Republican, a former NTIA chief, would take seat formerly held by Deborah Taylor Tate

President Barack Obama has announced he intends to nominate Meredith Attwell Baker for a Republican position on the Federal Communications Commission. The 41-year-old Baker is the former head of the National Telecommunications and Information Administration and former point person on the government’s digital-TV-to-analog converter-box-coupon subsidy program.

If confirmed, Baker would be the last administration pick for the five-member FCC and take the Republican seat vacated by Deborah Taylor Tate. Baker had been with the NTIA since 2004, when she joined as a senior advisor.

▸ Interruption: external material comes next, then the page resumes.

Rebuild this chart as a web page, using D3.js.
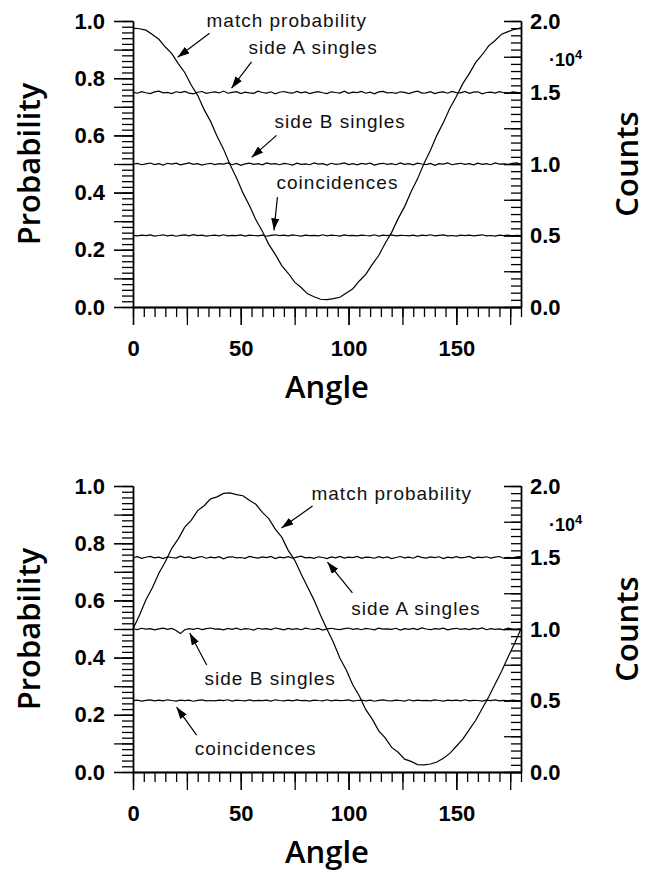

Before joining the NTIA, Baker was vice president of Williams Mullen Strategies and, before that, director of congressional affairs at the Cellular Telecommunications Industry Association. Her resume also includes working in the legislative-affairs office at the State Department. She is the daughter-in-law of former Secretary of State James Baker.

We reported recently Republicans on the Hill had settled on Baker and Robert McDowell as the GOP nominees to the commission. The Senate Commerce Committee has voted on McDowell’s re-nomination for a second term, as well as that of Obama Harvard law classmate and former Reed Hundt legal counsel Julius Genachowski for chairman.

The full Senate has not yet voted on McDowell and Genachowski’s nominations.

Obama has also nominated Mignon Clyburn, a South Carolina public service commissioner and the daughter of one of the most powerful members of Congress, House Majority Whip James Clyburn, D-S.C. No nomination hearing has been set for Clyburn.